Give the data below again exactly as written, without its pictures.

---------- Material provided

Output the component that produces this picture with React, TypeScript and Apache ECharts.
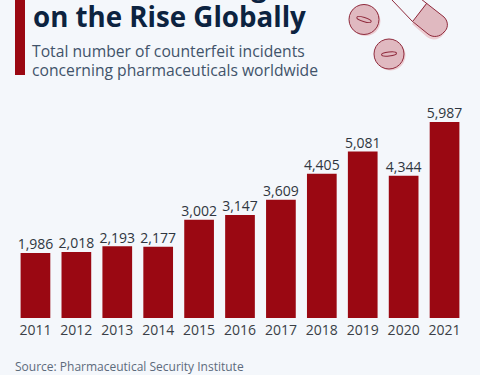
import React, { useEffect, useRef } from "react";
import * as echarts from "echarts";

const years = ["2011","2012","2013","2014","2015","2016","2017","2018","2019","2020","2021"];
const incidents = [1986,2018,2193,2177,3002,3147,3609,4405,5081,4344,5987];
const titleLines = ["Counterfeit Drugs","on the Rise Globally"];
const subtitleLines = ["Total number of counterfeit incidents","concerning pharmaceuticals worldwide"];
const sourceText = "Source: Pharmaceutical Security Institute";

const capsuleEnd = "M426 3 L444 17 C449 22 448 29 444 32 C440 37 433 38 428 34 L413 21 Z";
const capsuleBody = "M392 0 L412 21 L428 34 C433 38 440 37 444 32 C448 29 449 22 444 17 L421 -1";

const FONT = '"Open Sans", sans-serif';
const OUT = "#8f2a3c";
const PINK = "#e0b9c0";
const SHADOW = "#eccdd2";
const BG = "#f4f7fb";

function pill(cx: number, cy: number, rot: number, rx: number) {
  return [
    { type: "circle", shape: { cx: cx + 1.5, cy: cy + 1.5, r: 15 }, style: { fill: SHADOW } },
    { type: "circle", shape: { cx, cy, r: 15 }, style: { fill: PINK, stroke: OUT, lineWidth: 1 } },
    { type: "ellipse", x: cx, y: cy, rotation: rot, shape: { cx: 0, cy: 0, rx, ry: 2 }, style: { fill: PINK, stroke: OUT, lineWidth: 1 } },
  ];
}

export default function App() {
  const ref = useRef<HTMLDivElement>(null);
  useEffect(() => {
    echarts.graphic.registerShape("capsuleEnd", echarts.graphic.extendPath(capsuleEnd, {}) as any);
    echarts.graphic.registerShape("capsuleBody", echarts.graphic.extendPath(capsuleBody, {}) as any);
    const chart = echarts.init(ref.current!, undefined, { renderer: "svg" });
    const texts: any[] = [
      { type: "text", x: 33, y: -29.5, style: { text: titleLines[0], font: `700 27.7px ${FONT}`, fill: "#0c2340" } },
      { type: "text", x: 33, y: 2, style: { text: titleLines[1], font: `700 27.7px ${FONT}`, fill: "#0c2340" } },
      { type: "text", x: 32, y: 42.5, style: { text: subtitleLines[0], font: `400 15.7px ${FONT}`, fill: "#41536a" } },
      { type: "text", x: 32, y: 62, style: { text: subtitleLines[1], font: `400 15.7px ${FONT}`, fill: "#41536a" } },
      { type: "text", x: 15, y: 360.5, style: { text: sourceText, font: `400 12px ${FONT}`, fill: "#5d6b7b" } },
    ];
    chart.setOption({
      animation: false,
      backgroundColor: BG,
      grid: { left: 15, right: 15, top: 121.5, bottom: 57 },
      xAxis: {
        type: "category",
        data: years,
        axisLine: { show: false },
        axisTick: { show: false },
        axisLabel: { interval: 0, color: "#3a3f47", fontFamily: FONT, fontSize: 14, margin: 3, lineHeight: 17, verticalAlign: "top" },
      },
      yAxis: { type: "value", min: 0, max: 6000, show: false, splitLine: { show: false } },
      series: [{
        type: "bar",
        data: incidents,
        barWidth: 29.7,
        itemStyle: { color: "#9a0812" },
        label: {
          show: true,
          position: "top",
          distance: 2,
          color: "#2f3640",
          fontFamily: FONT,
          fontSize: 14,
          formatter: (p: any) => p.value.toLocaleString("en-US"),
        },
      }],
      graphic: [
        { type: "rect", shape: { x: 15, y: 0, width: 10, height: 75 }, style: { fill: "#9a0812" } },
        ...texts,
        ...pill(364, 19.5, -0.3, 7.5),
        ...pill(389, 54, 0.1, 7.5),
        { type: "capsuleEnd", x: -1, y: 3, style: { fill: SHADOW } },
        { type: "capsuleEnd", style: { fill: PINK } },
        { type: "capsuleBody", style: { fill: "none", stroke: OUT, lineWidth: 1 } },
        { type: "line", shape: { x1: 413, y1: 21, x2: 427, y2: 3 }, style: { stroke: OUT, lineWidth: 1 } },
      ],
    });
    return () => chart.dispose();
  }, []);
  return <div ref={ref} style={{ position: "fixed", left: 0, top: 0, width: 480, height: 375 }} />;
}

--------------------

▶ Worked answer
Output the component that produces this picture with React, TypeScript and Apache ECharts.
import React, { useEffect, useRef } from "react";
import * as echarts from "echarts";

const years = ["2011","2012","2013","2014","2015","2016","2017","2018","2019","2020","2021"];
const incidents = [1986,2018,2193,2177,3002,3147,3609,4405,5081,4344,5987];
const titleLines = ["Counterfeit Drugs","on the Rise Globally"];
const subtitleLines = ["Total number of counterfeit incidents","concerning pharmaceuticals worldwide"];
const sourceText = "Source: Pharmaceutical Security Institute";

const capsuleEnd = "M426 3 L444 17 C449 22 448 29 444 32 C440 37 433 38 428 34 L413 21 Z";
const capsuleBody = "M392 0 L412 21 L428 34 C433 38 440 37 444 32 C448 29 449 22 444 17 L421 -1";

const FONT = '"Open Sans", sans-serif';
const OUT = "#8f2a3c";
const PINK = "#e0b9c0";
const SHADOW = "#eccdd2";
const BG = "#f4f7fb";

function pill(cx: number, cy: number, rot: number, rx: number) {
  return [
    { type: "circle", shape: { cx: cx + 1.5, cy: cy + 1.5, r: 15 }, style: { fill: SHADOW } },
    { type: "circle", shape: { cx, cy, r: 15 }, style: { fill: PINK, stroke: OUT, lineWidth: 1 } },
    { type: "ellipse", x: cx, y: cy, rotation: rot, shape: { cx: 0, cy: 0, rx, ry: 2 }, style: { fill: PINK, stroke: OUT, lineWidth: 1 } },
  ];
}

export default function App() {
  const ref = useRef<HTMLDivElement>(null);
  useEffect(() => {
    echarts.graphic.registerShape("capsuleEnd", echarts.graphic.extendPath(capsuleEnd, {}) as any);
    echarts.graphic.registerShape("capsuleBody", echarts.graphic.extendPath(capsuleBody, {}) as any);
    const chart = echarts.init(ref.current!, undefined, { renderer: "svg" });
    const texts: any[] = [
      { type: "text", x: 33, y: -29.5, style: { text: titleLines[0], font: `700 27.7px ${FONT}`, fill: "#0c2340" } },
      { type: "text", x: 33, y: 2, style: { text: titleLines[1], font: `700 27.7px ${FONT}`, fill: "#0c2340" } },
      { type: "text", x: 32, y: 42.5, style: { text: subtitleLines[0], font: `400 15.7px ${FONT}`, fill: "#41536a" } },
      { type: "text", x: 32, y: 62, style: { text: subtitleLines[1], font: `400 15.7px ${FONT}`, fill: "#41536a" } },
      { type: "text", x: 15, y: 360.5, style: { text: sourceText, font: `400 12px ${FONT}`, fill: "#5d6b7b" } },
    ];
    chart.setOption({
      animation: false,
      backgroundColor: BG,
      grid: { left: 15, right: 15, top: 121.5, bottom: 57 },
      xAxis: {
        type: "category",
        data: years,
        axisLine: { show: false },
        axisTick: { show: false },
        axisLabel: { interval: 0, color: "#3a3f47", fontFamily: FONT, fontSize: 14, margin: 3, lineHeight: 17, verticalAlign: "top" },
      },
      yAxis: { type: "value", min: 0, max: 6000, show: false, splitLine: { show: false } },
      series: [{
        type: "bar",
        data: incidents,
        barWidth: 29.7,
        itemStyle: { color: "#9a0812" },
        label: {
          show: true,
          position: "top",
          distance: 2,
          color: "#2f3640",
          fontFamily: FONT,
          fontSize: 14,
          formatter: (p: any) => p.value.toLocaleString("en-US"),
        },
      }],
      graphic: [
        { type: "rect", shape: { x: 15, y: 0, width: 10, height: 75 }, style: { fill: "#9a0812" } },
        ...texts,
        ...pill(364, 19.5, -0.3, 7.5),
        ...pill(389, 54, 0.1, 7.5),
        { type: "capsuleEnd", x: -1, y: 3, style: { fill: SHADOW } },
        { type: "capsuleEnd", style: { fill: PINK } },
        { type: "capsuleBody", style: { fill: "none", stroke: OUT, lineWidth: 1 } },
        { type: "line", shape: { x1: 413, y1: 21, x2: 427, y2: 3 }, style: { stroke: OUT, lineWidth: 1 } },
      ],
    });
    return () => chart.dispose();
  }, []);
  return <div ref={ref} style={{ position: "fixed", left: 0, top: 0, width: 480, height: 375 }} />;
}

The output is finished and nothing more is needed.